* _Written exercise_:
Everything from the line with "Rebuild this chart" through the line with "plt.rcParams['font.weight'] = 'bold'", inclusive, should be repeated exactly, except the pictures.

* _The input_:
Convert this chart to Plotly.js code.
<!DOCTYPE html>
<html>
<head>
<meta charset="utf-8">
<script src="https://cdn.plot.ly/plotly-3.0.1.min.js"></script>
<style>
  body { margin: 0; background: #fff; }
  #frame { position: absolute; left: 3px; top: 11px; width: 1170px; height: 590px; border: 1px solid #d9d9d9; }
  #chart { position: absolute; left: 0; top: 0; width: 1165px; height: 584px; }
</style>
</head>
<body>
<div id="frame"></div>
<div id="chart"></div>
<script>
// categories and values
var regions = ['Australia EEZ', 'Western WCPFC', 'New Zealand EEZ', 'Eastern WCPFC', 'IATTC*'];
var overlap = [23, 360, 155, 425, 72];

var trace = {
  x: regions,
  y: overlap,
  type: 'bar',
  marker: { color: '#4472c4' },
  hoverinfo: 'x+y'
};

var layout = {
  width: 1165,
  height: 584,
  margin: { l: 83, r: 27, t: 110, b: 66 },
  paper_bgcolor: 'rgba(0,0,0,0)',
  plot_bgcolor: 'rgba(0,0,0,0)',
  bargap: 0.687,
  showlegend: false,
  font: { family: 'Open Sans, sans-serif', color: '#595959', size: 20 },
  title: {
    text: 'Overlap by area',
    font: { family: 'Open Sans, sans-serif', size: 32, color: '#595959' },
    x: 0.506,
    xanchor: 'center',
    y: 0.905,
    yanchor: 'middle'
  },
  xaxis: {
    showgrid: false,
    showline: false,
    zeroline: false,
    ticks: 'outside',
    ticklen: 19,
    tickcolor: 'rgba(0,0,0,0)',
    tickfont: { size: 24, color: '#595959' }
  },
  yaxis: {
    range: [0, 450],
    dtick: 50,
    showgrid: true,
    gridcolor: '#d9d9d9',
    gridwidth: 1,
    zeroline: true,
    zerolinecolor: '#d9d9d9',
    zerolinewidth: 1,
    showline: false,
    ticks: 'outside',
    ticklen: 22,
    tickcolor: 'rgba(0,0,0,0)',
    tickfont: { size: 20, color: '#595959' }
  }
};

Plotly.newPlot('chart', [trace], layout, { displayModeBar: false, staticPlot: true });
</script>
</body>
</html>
...
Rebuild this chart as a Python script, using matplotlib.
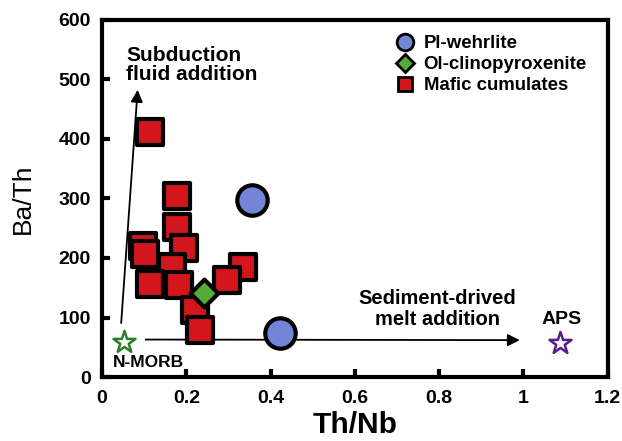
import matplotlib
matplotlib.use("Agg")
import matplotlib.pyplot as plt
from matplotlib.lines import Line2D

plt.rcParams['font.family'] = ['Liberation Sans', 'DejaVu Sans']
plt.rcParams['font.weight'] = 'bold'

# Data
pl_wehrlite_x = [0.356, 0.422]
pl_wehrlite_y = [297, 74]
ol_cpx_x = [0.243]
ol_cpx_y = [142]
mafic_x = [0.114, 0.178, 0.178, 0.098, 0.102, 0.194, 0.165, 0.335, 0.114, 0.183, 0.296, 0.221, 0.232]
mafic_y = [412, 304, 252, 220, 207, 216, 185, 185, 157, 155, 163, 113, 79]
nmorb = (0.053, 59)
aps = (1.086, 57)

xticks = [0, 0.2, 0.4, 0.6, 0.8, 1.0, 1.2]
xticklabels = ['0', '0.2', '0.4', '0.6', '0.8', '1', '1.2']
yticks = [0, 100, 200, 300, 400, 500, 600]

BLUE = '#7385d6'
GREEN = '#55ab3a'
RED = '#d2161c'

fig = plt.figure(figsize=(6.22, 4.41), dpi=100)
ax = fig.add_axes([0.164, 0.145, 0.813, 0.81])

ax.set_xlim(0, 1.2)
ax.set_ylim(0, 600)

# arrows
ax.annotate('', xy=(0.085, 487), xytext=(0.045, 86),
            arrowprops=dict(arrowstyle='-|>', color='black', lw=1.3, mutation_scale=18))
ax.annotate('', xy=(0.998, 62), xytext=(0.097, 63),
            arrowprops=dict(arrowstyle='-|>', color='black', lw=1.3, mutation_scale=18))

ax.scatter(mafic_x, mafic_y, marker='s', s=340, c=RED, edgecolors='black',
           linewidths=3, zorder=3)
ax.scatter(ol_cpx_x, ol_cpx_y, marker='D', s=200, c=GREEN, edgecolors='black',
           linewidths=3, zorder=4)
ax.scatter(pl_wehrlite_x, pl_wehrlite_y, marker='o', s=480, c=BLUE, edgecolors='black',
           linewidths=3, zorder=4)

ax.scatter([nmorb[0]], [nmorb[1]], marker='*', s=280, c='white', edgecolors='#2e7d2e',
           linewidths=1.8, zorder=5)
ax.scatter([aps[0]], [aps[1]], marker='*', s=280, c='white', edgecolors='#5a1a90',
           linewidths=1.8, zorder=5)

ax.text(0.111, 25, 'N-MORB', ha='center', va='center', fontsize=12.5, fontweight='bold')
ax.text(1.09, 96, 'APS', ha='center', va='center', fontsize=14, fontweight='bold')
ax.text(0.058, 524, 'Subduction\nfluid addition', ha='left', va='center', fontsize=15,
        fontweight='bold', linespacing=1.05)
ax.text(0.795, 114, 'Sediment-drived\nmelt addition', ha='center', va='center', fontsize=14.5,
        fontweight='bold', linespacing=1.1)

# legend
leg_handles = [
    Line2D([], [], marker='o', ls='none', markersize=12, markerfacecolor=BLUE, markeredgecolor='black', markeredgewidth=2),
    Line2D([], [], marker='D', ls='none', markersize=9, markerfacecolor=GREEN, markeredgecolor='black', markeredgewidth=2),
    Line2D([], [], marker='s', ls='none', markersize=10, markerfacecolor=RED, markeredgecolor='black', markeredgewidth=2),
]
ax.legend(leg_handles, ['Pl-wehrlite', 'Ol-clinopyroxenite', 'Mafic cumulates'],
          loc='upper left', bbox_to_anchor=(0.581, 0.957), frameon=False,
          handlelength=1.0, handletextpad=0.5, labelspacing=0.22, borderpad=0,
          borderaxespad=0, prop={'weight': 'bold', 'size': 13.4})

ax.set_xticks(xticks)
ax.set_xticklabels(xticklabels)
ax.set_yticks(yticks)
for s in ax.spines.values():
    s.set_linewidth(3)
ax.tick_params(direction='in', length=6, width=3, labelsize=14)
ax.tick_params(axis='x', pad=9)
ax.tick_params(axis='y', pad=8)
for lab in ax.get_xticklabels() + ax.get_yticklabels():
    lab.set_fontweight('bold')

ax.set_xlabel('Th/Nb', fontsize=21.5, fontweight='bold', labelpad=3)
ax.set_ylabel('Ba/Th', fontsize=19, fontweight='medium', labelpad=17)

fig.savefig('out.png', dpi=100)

* _Result for this task_:
Rebuild this chart as a Python script, using matplotlib.
import matplotlib
matplotlib.use("Agg")
import matplotlib.pyplot as plt
from matplotlib.lines import Line2D

plt.rcParams['font.family'] = ['Liberation Sans', 'DejaVu Sans']
plt.rcParams['font.weight'] = 'bold'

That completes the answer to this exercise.